今年のアカデミー賞では、『アメリカン・ビューティ』が作品賞、監督賞、脚本賞などメイン5部門で受賞して一人勝ちという結果になった。この作品でケビン・スペイシーが主演男優賞を取ったのはファンとしてうれしかったが、私は『ハリケーン』でボクサー役を演じたデンゼル・ワシントンが別格の出来ばえだと思っていたので、ほとんど不当な気持ちを持ってしまった。(外国記者が選ぶゴールデングローブ賞では主演男優賞を獲得)

ワシントンは92年のアカデミー賞でも『マルコムX』で主演男優賞にノミネートされながら、『セント・オブ・ウーマン』で盲目の元軍人役を演じたアル・パチーノに横取りされた結果となって、不運な感じがある。93年に『フィラデルフィア』でエイズ患者を演じたトム・ハンクスが主演男優賞を取った時も、私は無知で保守的な弁護士役を演じたワシントンの方がずっとキャラクターになり切っていると思ったものだ。

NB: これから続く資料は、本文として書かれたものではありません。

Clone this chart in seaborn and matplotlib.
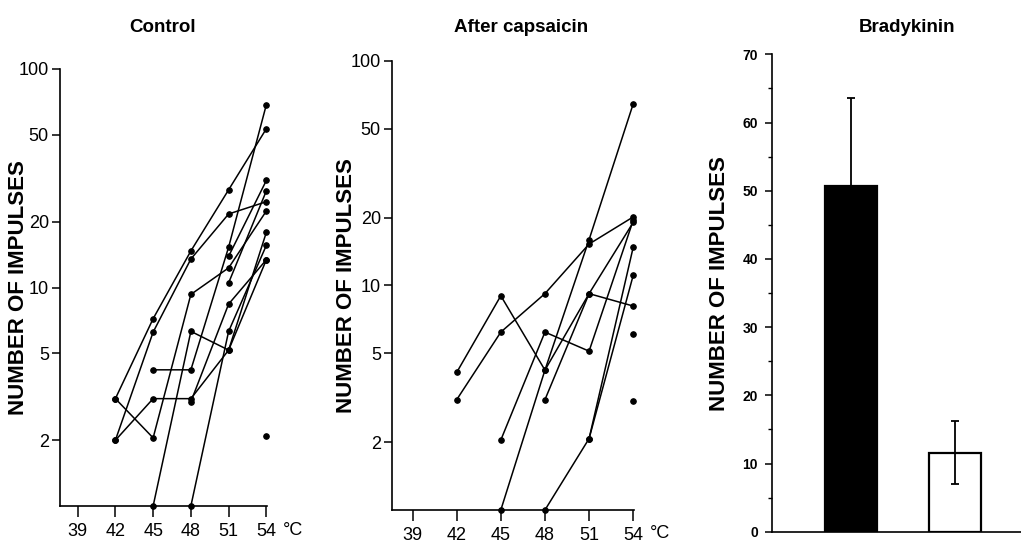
import numpy as np
import pandas as pd
import matplotlib
matplotlib.use('Agg')
import matplotlib.pyplot as plt
import seaborn as sns

# --- data ---
temps = [42, 45, 48, 51, 54]
nan = np.nan

# impulses per heat step, one row per fibre (log scale panels)
control_cells = [
    [3.1, 7.2, 14.7, 28.0, 53.3],
    [2.0, 6.25, 13.5, 21.7, 24.7],
    [3.1, 2.05, 9.3, 12.3, 22.4],
    [2.0, 3.1, 3.1, 5.17, 13.4],
    [nan, 4.2, 4.2, 15.3, 68.7],
    [nan, 1.0, 6.3, 5.17, 17.9],
    [nan, nan, 1.0, 6.3, 15.6],
    [nan, nan, 3.0, 8.4, 13.4],
    [nan, nan, nan, 10.5, 27.7],
    [nan, nan, nan, 13.9, 30.9],
    [nan, nan, nan, nan, 2.1],
]

capsaicin_cells = [
    [4.1, 9.0, 4.2, 9.2, 19.1],
    [3.1, 6.2, 9.2, 15.3, 20.2],
    [nan, 1.0, 4.2, 16.0, 64.4],
    [nan, 2.05, 6.2, 5.1, 19.5],
    [nan, nan, 3.1, 9.2, 8.1],
    [nan, nan, 1.0, 2.08, 11.1],
    [nan, nan, nan, 2.08, 14.8],
    [nan, nan, nan, nan, 6.1],
    [nan, nan, nan, nan, 3.06],
]

# bradykinin bar panel
bk_groups = ['control', 'after capsaicin']
bk_means = [50.7, 11.6]
bk_err = [12.9, 4.6]
bk_colors = ['black', 'white']

x_ticks = [39, 42, 45, 48, 51, 54]
log_ticks = [2, 5, 10, 20, 50, 100]


def to_long(cells):
    rows = []
    for i, vals in enumerate(cells):
        for t, v in zip(temps, vals):
            if not np.isnan(v):
                rows.append({'cell': i, 'temp': t, 'impulses': v})
    return pd.DataFrame(rows)


sns.set_style('ticks')
plt.rcParams['font.family'] = ['Liberation Sans', 'DejaVu Sans']
plt.rcParams['axes.linewidth'] = 1.2
for key in ['text.color', 'axes.labelcolor', 'xtick.color', 'ytick.color', 'axes.edgecolor']:
    plt.rcParams[key] = 'black'

fig = plt.figure(figsize=(10.21, 5.42), dpi=100)

ax1 = fig.add_axes([0.0588, 0.0664, 0.2027, 0.8063])
ax2 = fig.add_axes([0.3839, 0.0590, 0.2370, 0.8285])
ax3 = fig.add_axes([0.7561, 0.0190, 0.2439, 0.8808])

label_font = {'family': ['Liberation Sans'], 'weight': 'bold', 'size': 16}

panels = [(ax1, control_cells, -0.15, 1.077, -0.055),
          (ax2, capsaicin_cells, -0.145, 1.066, -0.052)]
for ax, cells, lab_x, deg_x, deg_y in panels:
    df = to_long(cells)
    sns.lineplot(data=df, x='temp', y='impulses', units='cell', estimator=None,
                 color='black', linewidth=1.1, marker='o', markersize=4,
                 markeredgecolor='black', markerfacecolor='black',
                 ax=ax, clip_on=False, legend=False)
    ax.set_yscale('log')
    ax.set_ylim(1, 100)
    ax.set_xlim(37.6, 54.05)
    ax.set_yticks(log_ticks)
    ax.set_yticklabels([str(v) for v in log_ticks])
    ax.yaxis.set_minor_locator(matplotlib.ticker.NullLocator())
    ax.set_xticks(x_ticks)
    ax.tick_params(axis='both', direction='out', length=6, width=1.1,
                   labelsize=13)
    ax.tick_params(axis='y', pad=2)
    ax.tick_params(axis='x', length=8, pad=4)
    sns.despine(ax=ax)
    ax.set_xlabel('')
    ax.set_ylabel('NUMBER OF IMPULSES', fontdict=label_font)
    ax.yaxis.set_label_coords(lab_x, 0.5)
    ax.text(deg_x, deg_y, '°C', transform=ax.transAxes, fontsize=13,
            ha='left', va='center')

# bar panel
sns.barplot(x=bk_groups, y=bk_means, hue=bk_groups, palette=bk_colors,
            edgecolor='black', linewidth=1.6, width=0.5, legend=False, ax=ax3)
ax3.errorbar([0, 1], bk_means, yerr=bk_err, fmt='none', ecolor='black',
             elinewidth=1.3, capsize=3, capthick=1.3)
ax3.set_xlim(-0.766, 1.64)
ax3.set_ylim(0, 70)
ax3.set_yticks(range(0, 71, 10))
ax3.yaxis.set_minor_locator(matplotlib.ticker.MultipleLocator(5))
ax3.set_xticks([])
ax3.tick_params(axis='y', which='major', direction='out', length=5, width=1.1,
                labelsize=10, pad=5)
ax3.tick_params(axis='y', which='minor', direction='out', length=3, width=1.0)
for lab in ax3.get_yticklabels():
    lab.set_fontweight('bold')
sns.despine(ax=ax3)
ax3.set_ylabel('NUMBER OF IMPULSES', fontdict=label_font)
ax3.yaxis.set_label_coords(-0.169, 0.52)

title_kw = dict(ha='center', va='center', fontsize=13.5, fontweight='bold')
fig.text(163 / 1021, 1 - 27 / 542, 'Control', **title_kw)
fig.text(521 / 1021, 1 - 27 / 542, 'After capsaicin', **title_kw)
fig.text(907 / 1021, 1 - 27 / 542, 'Bradykinin', **title_kw)

fig.savefig('out.png', dpi=100)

ワシントンは、アフリカ系の実在の人物を演じる時に、何か呪術的とも思える変身をする。うまく説明できないが、演じているというよりその人物の「精・魂」みたいなものをチャネリングしているような感じ。彼がマルコムXやハリケーン・カーターになって怒りを表現する時、まるでアフリカ系アメリカ人総体の怒りが彼の体に集まってくるような感じがある。演じるために感情をアクセスさせるデータベース(アフリカ系アメリカ人の歴史と体験)のメモリーが圧倒的に大きくて、個人のちっぽけな経験や人生を越えたところから表現が生まれる、そんな感じだ。
それに比べると、『アメリカン・ビューティ』のスペイシーは本当にうまいが、すべては個人/演技の範囲だという気がしてしまう。